*PROBLEM DESCRIPTION:* Retype only what runs from the first line of the listing to the line holding "import seaborn as sns", both included. Do not retype the pictures.

*RAW DATA:*
....
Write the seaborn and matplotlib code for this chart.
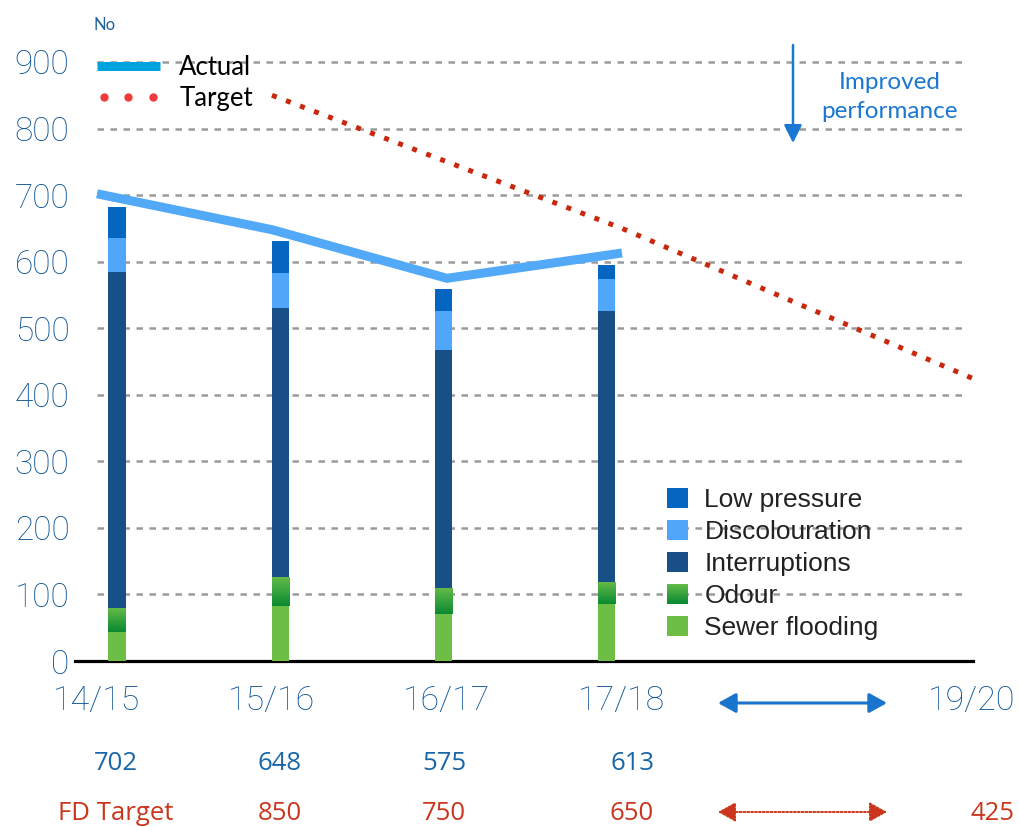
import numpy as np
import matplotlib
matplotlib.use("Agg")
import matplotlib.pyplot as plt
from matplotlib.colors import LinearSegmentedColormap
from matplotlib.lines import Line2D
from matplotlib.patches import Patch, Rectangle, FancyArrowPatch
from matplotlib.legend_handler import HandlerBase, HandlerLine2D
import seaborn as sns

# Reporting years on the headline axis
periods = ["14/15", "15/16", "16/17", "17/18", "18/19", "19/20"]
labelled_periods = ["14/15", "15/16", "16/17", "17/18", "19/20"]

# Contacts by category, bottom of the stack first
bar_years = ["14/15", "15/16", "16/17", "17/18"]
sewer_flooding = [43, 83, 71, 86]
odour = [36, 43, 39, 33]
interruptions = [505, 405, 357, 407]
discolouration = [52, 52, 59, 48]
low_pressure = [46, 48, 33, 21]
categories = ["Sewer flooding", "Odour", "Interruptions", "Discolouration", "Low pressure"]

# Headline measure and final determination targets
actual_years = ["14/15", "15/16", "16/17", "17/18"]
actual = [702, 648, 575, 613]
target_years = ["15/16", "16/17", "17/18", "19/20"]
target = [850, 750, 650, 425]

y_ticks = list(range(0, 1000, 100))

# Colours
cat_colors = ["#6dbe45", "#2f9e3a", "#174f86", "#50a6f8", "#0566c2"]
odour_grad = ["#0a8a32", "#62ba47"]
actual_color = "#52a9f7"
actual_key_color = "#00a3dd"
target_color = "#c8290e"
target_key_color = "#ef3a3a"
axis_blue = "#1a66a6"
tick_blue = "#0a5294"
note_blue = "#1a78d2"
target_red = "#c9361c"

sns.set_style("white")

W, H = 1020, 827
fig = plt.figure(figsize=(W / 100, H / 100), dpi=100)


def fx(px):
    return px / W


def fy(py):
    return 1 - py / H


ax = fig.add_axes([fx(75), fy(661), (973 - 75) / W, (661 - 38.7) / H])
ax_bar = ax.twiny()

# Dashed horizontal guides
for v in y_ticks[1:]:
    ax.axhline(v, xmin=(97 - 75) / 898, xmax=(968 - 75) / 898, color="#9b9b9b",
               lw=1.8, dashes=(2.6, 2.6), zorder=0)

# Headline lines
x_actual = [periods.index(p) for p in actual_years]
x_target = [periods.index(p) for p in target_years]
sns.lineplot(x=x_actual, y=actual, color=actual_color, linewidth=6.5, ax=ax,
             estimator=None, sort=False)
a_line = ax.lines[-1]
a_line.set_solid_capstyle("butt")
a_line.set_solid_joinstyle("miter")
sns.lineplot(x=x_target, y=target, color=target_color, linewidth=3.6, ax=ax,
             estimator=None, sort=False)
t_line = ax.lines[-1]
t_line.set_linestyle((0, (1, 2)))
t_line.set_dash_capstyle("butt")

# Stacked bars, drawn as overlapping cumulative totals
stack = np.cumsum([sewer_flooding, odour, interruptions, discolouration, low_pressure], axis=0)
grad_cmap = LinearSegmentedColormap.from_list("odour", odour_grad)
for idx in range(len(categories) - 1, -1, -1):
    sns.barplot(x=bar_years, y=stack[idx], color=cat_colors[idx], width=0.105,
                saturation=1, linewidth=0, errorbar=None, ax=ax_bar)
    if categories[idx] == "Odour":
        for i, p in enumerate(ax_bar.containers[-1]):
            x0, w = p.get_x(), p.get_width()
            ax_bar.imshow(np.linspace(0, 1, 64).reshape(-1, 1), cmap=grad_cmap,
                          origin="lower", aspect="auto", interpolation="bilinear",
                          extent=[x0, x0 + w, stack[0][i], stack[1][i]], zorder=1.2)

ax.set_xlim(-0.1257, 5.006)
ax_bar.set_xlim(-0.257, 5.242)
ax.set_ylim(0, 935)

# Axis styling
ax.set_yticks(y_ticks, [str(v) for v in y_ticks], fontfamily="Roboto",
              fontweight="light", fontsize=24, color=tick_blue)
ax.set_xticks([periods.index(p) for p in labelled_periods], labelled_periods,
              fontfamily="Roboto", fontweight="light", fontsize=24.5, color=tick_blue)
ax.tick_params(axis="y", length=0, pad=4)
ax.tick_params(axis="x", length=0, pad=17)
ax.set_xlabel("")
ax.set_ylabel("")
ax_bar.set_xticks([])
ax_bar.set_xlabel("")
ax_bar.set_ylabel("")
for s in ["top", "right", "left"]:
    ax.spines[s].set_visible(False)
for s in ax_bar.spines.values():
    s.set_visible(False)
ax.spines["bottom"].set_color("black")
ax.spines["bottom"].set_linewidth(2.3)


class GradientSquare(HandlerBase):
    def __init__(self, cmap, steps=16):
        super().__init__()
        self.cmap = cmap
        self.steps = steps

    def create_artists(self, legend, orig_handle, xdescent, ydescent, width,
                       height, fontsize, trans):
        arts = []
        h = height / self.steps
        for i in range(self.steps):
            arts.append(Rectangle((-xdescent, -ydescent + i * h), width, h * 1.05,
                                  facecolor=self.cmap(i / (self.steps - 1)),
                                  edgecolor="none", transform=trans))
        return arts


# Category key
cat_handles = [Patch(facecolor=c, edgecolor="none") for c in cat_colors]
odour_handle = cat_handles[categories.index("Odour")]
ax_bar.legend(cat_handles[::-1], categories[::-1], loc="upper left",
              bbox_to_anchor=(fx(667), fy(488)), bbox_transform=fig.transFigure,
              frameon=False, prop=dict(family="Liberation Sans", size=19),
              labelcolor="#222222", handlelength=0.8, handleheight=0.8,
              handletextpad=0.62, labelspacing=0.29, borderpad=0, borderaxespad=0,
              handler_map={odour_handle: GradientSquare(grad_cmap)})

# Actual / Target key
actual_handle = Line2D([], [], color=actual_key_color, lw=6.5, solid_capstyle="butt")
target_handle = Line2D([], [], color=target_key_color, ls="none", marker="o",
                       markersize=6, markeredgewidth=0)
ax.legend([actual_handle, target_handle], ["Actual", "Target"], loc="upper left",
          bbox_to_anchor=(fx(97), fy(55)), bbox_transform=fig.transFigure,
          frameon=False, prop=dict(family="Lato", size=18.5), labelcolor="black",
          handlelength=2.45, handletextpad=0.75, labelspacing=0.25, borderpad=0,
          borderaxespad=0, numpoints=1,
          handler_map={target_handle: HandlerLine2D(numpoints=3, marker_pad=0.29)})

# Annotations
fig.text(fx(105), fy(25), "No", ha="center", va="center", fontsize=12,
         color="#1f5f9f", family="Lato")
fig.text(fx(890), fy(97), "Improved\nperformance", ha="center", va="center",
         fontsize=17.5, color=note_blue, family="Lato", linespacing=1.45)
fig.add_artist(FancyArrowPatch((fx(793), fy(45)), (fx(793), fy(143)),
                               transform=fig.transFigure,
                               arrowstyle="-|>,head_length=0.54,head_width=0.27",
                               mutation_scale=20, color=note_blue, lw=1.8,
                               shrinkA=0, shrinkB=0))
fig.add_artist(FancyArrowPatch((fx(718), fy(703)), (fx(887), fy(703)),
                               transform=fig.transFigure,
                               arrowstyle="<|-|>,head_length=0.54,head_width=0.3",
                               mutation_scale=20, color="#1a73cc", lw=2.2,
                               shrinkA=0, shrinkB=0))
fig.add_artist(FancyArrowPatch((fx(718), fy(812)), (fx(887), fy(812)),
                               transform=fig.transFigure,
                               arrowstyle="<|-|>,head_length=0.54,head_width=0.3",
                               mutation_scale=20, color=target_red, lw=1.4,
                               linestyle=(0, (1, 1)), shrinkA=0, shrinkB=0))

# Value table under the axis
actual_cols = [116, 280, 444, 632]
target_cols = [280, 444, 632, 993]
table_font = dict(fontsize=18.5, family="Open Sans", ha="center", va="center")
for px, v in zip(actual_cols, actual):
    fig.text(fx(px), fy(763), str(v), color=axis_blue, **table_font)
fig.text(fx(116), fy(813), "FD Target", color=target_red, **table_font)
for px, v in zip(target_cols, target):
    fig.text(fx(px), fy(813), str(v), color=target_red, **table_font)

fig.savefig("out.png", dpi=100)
....
*ANSWER IN FULL:*
Write the seaborn and matplotlib code for this chart.
import numpy as np
import matplotlib
matplotlib.use("Agg")
import matplotlib.pyplot as plt
from matplotlib.colors import LinearSegmentedColormap
from matplotlib.lines import Line2D
from matplotlib.patches import Patch, Rectangle, FancyArrowPatch
from matplotlib.legend_handler import HandlerBase, HandlerLine2D
import seaborn as sns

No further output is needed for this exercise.